REQUIRED TASK:
Give the data again exactly, from its opening line through the line in which "from matplotlib.transforms import Affine2D" appears.

MATERIAL:
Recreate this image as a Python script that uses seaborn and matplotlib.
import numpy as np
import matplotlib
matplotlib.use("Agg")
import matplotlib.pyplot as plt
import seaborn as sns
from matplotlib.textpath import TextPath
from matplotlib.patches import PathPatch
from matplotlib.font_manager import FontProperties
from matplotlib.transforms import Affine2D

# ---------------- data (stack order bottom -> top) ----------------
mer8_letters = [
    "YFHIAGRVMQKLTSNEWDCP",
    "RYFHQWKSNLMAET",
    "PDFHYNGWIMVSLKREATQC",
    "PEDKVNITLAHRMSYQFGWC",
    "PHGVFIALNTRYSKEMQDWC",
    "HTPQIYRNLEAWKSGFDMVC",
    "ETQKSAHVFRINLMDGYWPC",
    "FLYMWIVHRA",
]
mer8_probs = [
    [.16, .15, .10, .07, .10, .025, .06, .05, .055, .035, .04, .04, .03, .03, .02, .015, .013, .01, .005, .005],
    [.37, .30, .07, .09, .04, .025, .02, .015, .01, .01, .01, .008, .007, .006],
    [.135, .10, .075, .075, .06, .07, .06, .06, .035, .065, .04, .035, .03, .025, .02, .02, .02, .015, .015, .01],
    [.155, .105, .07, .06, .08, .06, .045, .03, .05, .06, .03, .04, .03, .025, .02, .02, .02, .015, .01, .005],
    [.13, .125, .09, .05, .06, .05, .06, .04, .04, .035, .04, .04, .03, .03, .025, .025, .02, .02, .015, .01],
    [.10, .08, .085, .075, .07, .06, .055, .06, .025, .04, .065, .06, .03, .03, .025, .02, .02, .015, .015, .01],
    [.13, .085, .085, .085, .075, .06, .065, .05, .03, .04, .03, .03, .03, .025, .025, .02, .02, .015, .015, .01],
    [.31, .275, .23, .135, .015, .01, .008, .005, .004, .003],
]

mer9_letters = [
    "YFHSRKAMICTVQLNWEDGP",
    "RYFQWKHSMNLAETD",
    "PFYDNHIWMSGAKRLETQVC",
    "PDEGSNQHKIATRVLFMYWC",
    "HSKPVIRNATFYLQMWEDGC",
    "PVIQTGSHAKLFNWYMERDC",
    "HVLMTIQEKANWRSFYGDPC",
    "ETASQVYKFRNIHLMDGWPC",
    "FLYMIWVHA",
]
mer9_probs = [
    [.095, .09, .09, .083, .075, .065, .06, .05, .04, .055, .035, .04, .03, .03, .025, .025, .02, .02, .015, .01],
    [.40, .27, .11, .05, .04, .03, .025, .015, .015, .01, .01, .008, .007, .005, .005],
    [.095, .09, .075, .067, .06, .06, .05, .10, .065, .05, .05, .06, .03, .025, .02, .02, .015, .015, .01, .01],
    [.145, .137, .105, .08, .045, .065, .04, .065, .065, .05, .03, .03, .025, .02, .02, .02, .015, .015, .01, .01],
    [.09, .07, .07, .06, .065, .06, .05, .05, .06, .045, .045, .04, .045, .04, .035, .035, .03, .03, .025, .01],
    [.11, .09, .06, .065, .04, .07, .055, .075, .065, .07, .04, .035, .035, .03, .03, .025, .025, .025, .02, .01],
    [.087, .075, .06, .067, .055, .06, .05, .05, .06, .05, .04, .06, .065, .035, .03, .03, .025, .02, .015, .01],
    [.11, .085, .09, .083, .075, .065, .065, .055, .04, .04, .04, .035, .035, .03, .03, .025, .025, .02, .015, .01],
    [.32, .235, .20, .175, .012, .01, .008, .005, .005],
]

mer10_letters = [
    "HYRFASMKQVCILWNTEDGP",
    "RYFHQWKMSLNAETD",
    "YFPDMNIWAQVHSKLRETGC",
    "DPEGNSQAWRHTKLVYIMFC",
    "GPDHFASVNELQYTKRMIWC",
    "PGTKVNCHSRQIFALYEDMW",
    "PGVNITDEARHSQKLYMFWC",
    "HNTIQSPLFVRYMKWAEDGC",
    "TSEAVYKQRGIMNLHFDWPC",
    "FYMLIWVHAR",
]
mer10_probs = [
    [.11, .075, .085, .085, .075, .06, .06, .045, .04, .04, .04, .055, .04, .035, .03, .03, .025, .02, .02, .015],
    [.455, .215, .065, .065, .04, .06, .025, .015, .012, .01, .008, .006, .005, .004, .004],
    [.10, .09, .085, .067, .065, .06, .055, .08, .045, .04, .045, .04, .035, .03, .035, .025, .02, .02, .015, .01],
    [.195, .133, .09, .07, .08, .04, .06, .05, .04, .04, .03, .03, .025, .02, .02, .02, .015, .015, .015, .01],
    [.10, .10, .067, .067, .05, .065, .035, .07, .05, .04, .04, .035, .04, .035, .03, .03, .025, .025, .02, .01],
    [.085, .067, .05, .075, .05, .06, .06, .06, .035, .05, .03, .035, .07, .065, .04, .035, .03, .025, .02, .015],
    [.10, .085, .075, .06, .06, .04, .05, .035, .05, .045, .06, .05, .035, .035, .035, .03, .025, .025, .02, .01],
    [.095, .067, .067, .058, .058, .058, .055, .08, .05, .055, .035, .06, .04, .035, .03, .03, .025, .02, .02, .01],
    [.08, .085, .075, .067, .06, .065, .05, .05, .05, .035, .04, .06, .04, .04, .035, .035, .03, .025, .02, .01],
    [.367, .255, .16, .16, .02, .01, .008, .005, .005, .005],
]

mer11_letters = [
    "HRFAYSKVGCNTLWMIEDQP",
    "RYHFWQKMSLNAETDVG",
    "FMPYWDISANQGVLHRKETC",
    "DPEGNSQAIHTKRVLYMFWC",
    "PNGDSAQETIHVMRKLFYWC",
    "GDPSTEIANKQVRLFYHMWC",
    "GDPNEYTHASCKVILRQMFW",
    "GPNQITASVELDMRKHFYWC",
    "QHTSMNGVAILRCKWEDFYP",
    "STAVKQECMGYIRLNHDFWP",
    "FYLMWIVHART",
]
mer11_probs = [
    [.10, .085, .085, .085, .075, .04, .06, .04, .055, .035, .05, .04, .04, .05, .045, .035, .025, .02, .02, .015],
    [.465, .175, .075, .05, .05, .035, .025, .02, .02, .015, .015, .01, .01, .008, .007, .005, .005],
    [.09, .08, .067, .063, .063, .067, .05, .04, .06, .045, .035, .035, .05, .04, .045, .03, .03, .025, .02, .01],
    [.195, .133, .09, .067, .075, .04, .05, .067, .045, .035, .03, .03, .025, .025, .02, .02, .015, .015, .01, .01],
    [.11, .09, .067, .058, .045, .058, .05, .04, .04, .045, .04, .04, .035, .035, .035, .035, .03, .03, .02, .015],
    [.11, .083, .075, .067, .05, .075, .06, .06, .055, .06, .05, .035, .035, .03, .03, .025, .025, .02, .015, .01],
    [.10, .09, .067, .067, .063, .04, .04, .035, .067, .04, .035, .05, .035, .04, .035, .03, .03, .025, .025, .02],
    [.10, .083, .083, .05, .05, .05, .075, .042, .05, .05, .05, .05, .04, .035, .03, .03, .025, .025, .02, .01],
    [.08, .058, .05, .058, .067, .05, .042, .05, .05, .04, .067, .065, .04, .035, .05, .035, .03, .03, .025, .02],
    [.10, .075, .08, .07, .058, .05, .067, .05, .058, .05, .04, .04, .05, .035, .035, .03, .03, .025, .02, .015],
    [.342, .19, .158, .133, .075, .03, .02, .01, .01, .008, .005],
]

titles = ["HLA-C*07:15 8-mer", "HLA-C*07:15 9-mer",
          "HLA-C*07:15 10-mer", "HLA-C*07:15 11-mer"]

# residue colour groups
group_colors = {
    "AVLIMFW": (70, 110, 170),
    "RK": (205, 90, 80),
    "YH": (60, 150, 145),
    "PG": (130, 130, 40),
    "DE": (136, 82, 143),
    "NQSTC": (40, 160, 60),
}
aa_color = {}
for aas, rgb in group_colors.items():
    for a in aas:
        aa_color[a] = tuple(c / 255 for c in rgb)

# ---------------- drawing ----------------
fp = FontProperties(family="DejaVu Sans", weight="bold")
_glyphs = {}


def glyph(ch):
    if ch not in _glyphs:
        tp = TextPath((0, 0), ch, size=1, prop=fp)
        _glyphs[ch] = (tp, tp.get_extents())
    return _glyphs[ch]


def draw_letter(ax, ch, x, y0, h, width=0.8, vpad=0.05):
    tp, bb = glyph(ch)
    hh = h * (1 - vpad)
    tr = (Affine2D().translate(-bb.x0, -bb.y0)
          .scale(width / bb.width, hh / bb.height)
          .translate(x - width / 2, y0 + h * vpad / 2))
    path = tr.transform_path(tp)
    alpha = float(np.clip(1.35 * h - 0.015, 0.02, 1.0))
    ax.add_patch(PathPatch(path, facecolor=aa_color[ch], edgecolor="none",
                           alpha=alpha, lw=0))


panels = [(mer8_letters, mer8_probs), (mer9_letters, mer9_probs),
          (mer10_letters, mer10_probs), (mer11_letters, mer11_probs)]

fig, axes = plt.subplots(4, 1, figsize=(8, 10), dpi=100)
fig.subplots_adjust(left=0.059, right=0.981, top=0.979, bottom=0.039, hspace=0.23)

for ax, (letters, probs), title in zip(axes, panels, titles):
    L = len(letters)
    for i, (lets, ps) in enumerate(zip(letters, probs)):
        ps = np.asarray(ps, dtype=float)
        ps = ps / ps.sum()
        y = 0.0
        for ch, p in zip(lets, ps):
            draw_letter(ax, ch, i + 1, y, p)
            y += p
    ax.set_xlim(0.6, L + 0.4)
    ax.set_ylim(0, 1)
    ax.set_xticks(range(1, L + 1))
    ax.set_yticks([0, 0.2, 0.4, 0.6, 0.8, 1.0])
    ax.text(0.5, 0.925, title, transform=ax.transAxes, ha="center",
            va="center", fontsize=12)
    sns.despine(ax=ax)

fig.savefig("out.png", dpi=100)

RESULT OF THIS TASK:
Recreate this image as a Python script that uses seaborn and matplotlib.
import numpy as np
import matplotlib
matplotlib.use("Agg")
import matplotlib.pyplot as plt
import seaborn as sns
from matplotlib.textpath import TextPath
from matplotlib.patches import PathPatch
from matplotlib.font_manager import FontProperties
from matplotlib.transforms import Affine2D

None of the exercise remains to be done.